* Instructions for the task *
Reproduce the records. Keep every word exact and include no images.

* Data for this exercise *
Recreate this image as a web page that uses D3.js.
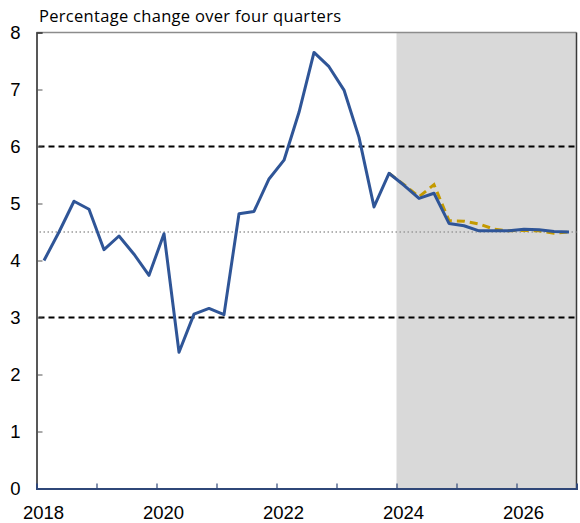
<!DOCTYPE html>
<html>
<head>
<meta charset="utf-8">
<script src="https://cdn.jsdelivr.net/npm/d3@7"></script>
<style>
    body { margin: 0; background: #fff; }
    svg { display: block; }
</style>
</head>
<body>
<div id="chart"></div>
<script>
const quarters = [
    "2018Q1", "2018Q2", "2018Q3", "2018Q4", "2019Q1", "2019Q2", "2019Q3", "2019Q4",
    "2020Q1", "2020Q2", "2020Q3", "2020Q4", "2021Q1", "2021Q2", "2021Q3", "2021Q4",
    "2022Q1", "2022Q2", "2022Q3", "2022Q4", "2023Q1", "2023Q2", "2023Q3", "2023Q4",
    "2024Q1", "2024Q2", "2024Q3", "2024Q4", "2025Q1", "2025Q2", "2025Q3", "2025Q4",
    "2026Q1", "2026Q2", "2026Q3", "2026Q4"
];

// current projection (blue)
const current = [
    4.00, 4.50, 5.04, 4.90, 4.19, 4.43, 4.11, 3.74,
    4.47, 2.39, 3.06, 3.16, 3.05, 4.82, 4.86, 5.43,
    5.76, 6.60, 7.65, 7.40, 6.99, 6.16, 4.94, 5.53,
    5.32, 5.09, 5.18, 4.65, 4.61, 4.52, 4.52, 4.52,
    4.55, 4.54, 4.51, 4.50
];

// previous projection (dashed gold), starts 2023Q4
const previousQuarters = [
    "2023Q4", "2024Q1", "2024Q2", "2024Q3", "2024Q4", "2025Q1", "2025Q2",
    "2025Q3", "2025Q4", "2026Q1", "2026Q2", "2026Q3", "2026Q4"
];
const previous = [5.53, 5.33, 5.12, 5.33, 4.70, 4.69, 4.64, 4.55, 4.52, 4.53, 4.52, 4.48, 4.50];

const yTicks = [0, 1, 2, 3, 4, 5, 6, 7, 8];
const yearTicks = [2019, 2020, 2021, 2022, 2023, 2024, 2025, 2026];
const yearLabels = [2018, 2020, 2022, 2024, 2026];
const bandLines = [3, 6];
const midLine = 4.5;
const projectionStart = 2024;
const yTitle = "Percentage change over four quarters";

const width = 580, height = 523;
const margin = { top: 32.5, right: 3.5, bottom: 34.5, left: 36.5 };

const svg = d3.select("#chart").append("svg")
    .attr("width", width)
    .attr("height", height)
    .style("font-family", "'Liberation Sans', Arial, sans-serif");

const x = d3.scaleBand()
    .domain(quarters)
    .range([margin.left, width - margin.right])
    .padding(0);

const xYear = d3.scaleLinear()
    .domain([2018, 2027])
    .range([margin.left, width - margin.right]);

const y = d3.scaleLinear()
    .domain([0, 8])
    .range([height - margin.bottom, margin.top]);

const cx = d => x(d) + x.bandwidth() / 2;

// shaded projection period
svg.append("rect")
    .attr("x", xYear(projectionStart))
    .attr("y", y(8))
    .attr("width", xYear(2027) - xYear(projectionStart))
    .attr("height", y(0) - y(8))
    .attr("fill", "#d9d9d9");

// frame: top and right
svg.append("line")
    .attr("x1", margin.left).attr("x2", width - margin.right)
    .attr("y1", y(8)).attr("y2", y(8))
    .attr("stroke", "#8c8c8c").attr("stroke-width", 1.5);
svg.append("line")
    .attr("x1", width - margin.right).attr("x2", width - margin.right)
    .attr("y1", y(8)).attr("y2", y(0))
    .attr("stroke", "#3a3a3a").attr("stroke-width", 1.5);

svg.append("g")
    .selectAll("line")
    .data(bandLines)
    .join("line")
    .attr("x1", margin.left + 2).attr("x2", width - margin.right)
    .attr("y1", d => y(d)).attr("y2", d => y(d))
    .attr("stroke", "#000")
    .attr("stroke-width", 1.8)
    .attr("stroke-dasharray", "6,4");

svg.append("line")
    .attr("x1", margin.left + 3).attr("x2", width - margin.right)
    .attr("y1", y(midLine)).attr("y2", y(midLine))
    .attr("stroke", "#9a9a9a")
    .attr("stroke-width", 1.3)
    .attr("stroke-dasharray", "1.5,2.5");

// y axis
const yAxis = svg.append("g")
    .attr("transform", `translate(${margin.left},0)`)
    .call(d3.axisLeft(y).tickValues(yTicks).tickSize(-6).tickPadding(16).tickFormat(d3.format("d")));
yAxis.select(".domain").attr("stroke", "#222").attr("stroke-width", 1.5);
yAxis.selectAll(".tick line").attr("stroke", "#555");
yAxis.selectAll("text").attr("font-size", 18.5).attr("fill", "#000");

// x axis
const xAxis = svg.append("g")
    .attr("transform", `translate(0,${y(0)})`)
    .call(d3.axisBottom(xYear).tickValues(yearTicks).tickSize(-5).tickFormat(""));
xAxis.select(".domain").attr("stroke", "#2f4778").attr("stroke-width", 2);
xAxis.selectAll(".tick line").attr("stroke", "#2f4778").attr("stroke-width", 1.2);

svg.append("g")
    .selectAll("text")
    .data(yearLabels)
    .join("text")
    .attr("x", d => xYear(d) + 7)
    .attr("y", y(0) + 30)
    .attr("text-anchor", "middle")
    .attr("font-size", 18.5)
    .attr("fill", "#000")
    .text(d => d);

const line = d3.line()
    .x(d => cx(d.q))
    .y(d => y(d.v));

svg.append("path")
    .datum(previousQuarters.map((q, i) => ({ q, v: previous[i] })))
    .attr("d", line)
    .attr("fill", "none")
    .attr("stroke", "#c49a00")
    .attr("stroke-width", 3)
    .attr("stroke-dasharray", "8,5");

svg.append("path")
    .datum(quarters.map((q, i) => ({ q, v: current[i] })))
    .attr("d", line)
    .attr("fill", "none")
    .attr("stroke", "#2f5597")
    .attr("stroke-width", 3)
    .attr("stroke-linejoin", "round");

svg.append("text")
    .attr("x", 39)
    .attr("y", 22)
    .attr("font-family", "'Open Sans', sans-serif")
    .attr("font-size", 16.5)
    .attr("letter-spacing", 0.3)
    .attr("fill", "#000")
    .text(yTitle);
</script>
</body>
</html>
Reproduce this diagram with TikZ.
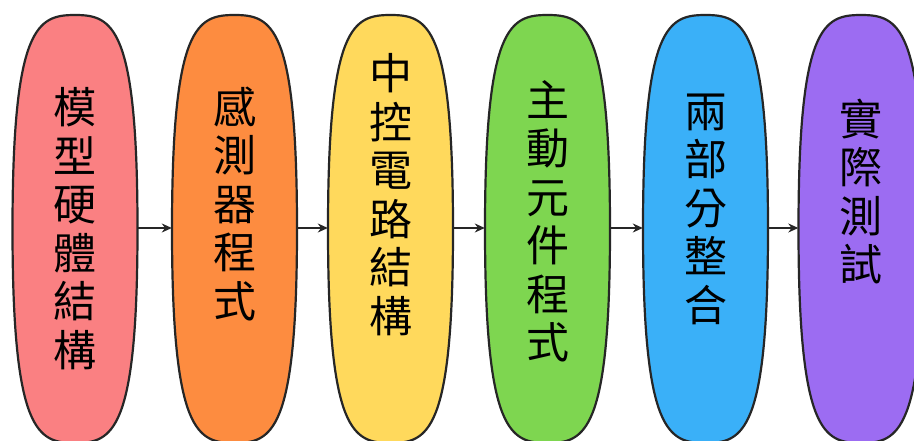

* Full response *
Recreate this image as a web page that uses D3.js.
<!DOCTYPE html>
<html>
<head>
<meta charset="utf-8">
<script src="https://cdn.jsdelivr.net/npm/d3@7"></script>
<style>
    body { margin: 0; background: #fff; }
    svg { display: block; }
</style>
</head>
<body>
<div id="chart"></div>
<script>
const quarters = [
    "2018Q1", "2018Q2", "2018Q3", "2018Q4", "2019Q1", "2019Q2", "2019Q3", "2019Q4",
    "2020Q1", "2020Q2", "2020Q3", "2020Q4", "2021Q1", "2021Q2", "2021Q3", "2021Q4",
    "2022Q1", "2022Q2", "2022Q3", "2022Q4", "2023Q1", "2023Q2", "2023Q3", "2023Q4",
    "2024Q1", "2024Q2", "2024Q3", "2024Q4", "2025Q1", "2025Q2", "2025Q3", "2025Q4",
    "2026Q1", "2026Q2", "2026Q3", "2026Q4"
];

// current projection (blue)
const current = [
    4.00, 4.50, 5.04, 4.90, 4.19, 4.43, 4.11, 3.74,
    4.47, 2.39, 3.06, 3.16, 3.05, 4.82, 4.86, 5.43,
    5.76, 6.60, 7.65, 7.40, 6.99, 6.16, 4.94, 5.53,
    5.32, 5.09, 5.18, 4.65, 4.61, 4.52, 4.52, 4.52,
    4.55, 4.54, 4.51, 4.50
];

// previous projection (dashed gold), starts 2023Q4
const previousQuarters = [
    "2023Q4", "2024Q1", "2024Q2", "2024Q3", "2024Q4", "2025Q1", "2025Q2",
    "2025Q3", "2025Q4", "2026Q1", "2026Q2", "2026Q3", "2026Q4"
];
const previous = [5.53, 5.33, 5.12, 5.33, 4.70, 4.69, 4.64, 4.55, 4.52, 4.53, 4.52, 4.48, 4.50];

const yTicks = [0, 1, 2, 3, 4, 5, 6, 7, 8];
const yearTicks = [2019, 2020, 2021, 2022, 2023, 2024, 2025, 2026];
const yearLabels = [2018, 2020, 2022, 2024, 2026];
const bandLines = [3, 6];
const midLine = 4.5;
const projectionStart = 2024;
const yTitle = "Percentage change over four quarters";

const width = 580, height = 523;
const margin = { top: 32.5, right: 3.5, bottom: 34.5, left: 36.5 };

const svg = d3.select("#chart").append("svg")
    .attr("width", width)
    .attr("height", height)
    .style("font-family", "'Liberation Sans', Arial, sans-serif");

const x = d3.scaleBand()
    .domain(quarters)
    .range([margin.left, width - margin.right])
    .padding(0);

const xYear = d3.scaleLinear()
    .domain([2018, 2027])
    .range([margin.left, width - margin.right]);

const y = d3.scaleLinear()
    .domain([0, 8])
    .range([height - margin.bottom, margin.top]);

const cx = d => x(d) + x.bandwidth() / 2;

// shaded projection period
svg.append("rect")
    .attr("x", xYear(projectionStart))
    .attr("y", y(8))
    .attr("width", xYear(2027) - xYear(projectionStart))
    .attr("height", y(0) - y(8))
    .attr("fill", "#d9d9d9");

// frame: top and right
svg.append("line")
    .attr("x1", margin.left).attr("x2", width - margin.right)
    .attr("y1", y(8)).attr("y2", y(8))
    .attr("stroke", "#8c8c8c").attr("stroke-width", 1.5);
svg.append("line")
    .attr("x1", width - margin.right).attr("x2", width - margin.right)
    .attr("y1", y(8)).attr("y2", y(0))
    .attr("stroke", "#3a3a3a").attr("stroke-width", 1.5);

svg.append("g")
    .selectAll("line")
    .data(bandLines)
    .join("line")
    .attr("x1", margin.left + 2).attr("x2", width - margin.right)
    .attr("y1", d => y(d)).attr("y2", d => y(d))
    .attr("stroke", "#000")
    .attr("stroke-width", 1.8)
    .attr("stroke-dasharray", "6,4");

svg.append("line")
    .attr("x1", margin.left + 3).attr("x2", width - margin.right)
    .attr("y1", y(midLine)).attr("y2", y(midLine))
    .attr("stroke", "#9a9a9a")
    .attr("stroke-width", 1.3)
    .attr("stroke-dasharray", "1.5,2.5");

// y axis
const yAxis = svg.append("g")
    .attr("transform", `translate(${margin.left},0)`)
    .call(d3.axisLeft(y).tickValues(yTicks).tickSize(-6).tickPadding(16).tickFormat(d3.format("d")));
yAxis.select(".domain").attr("stroke", "#222").attr("stroke-width", 1.5);
yAxis.selectAll(".tick line").attr("stroke", "#555");
yAxis.selectAll("text").attr("font-size", 18.5).attr("fill", "#000");

// x axis
const xAxis = svg.append("g")
    .attr("transform", `translate(0,${y(0)})`)
    .call(d3.axisBottom(xYear).tickValues(yearTicks).tickSize(-5).tickFormat(""));
xAxis.select(".domain").attr("stroke", "#2f4778").attr("stroke-width", 2);
xAxis.selectAll(".tick line").attr("stroke", "#2f4778").attr("stroke-width", 1.2);

svg.append("g")
    .selectAll("text")
    .data(yearLabels)
    .join("text")
    .attr("x", d => xYear(d) + 7)
    .attr("y", y(0) + 30)
    .attr("text-anchor", "middle")
    .attr("font-size", 18.5)
    .attr("fill", "#000")
    .text(d => d);

const line = d3.line()
    .x(d => cx(d.q))
    .y(d => y(d.v));

svg.append("path")
    .datum(previousQuarters.map((q, i) => ({ q, v: previous[i] })))
    .attr("d", line)
    .attr("fill", "none")
    .attr("stroke", "#c49a00")
    .attr("stroke-width", 3)
    .attr("stroke-dasharray", "8,5");

svg.append("path")
    .datum(quarters.map((q, i) => ({ q, v: current[i] })))
    .attr("d", line)
    .attr("fill", "none")
    .attr("stroke", "#2f5597")
    .attr("stroke-width", 3)
    .attr("stroke-linejoin", "round");

svg.append("text")
    .attr("x", 39)
    .attr("y", 22)
    .attr("font-family", "'Open Sans', sans-serif")
    .attr("font-size", 16.5)
    .attr("letter-spacing", 0.3)
    .attr("fill", "#000")
    .text(yTitle);
</script>
</body>
</html>
Reproduce this diagram with TikZ.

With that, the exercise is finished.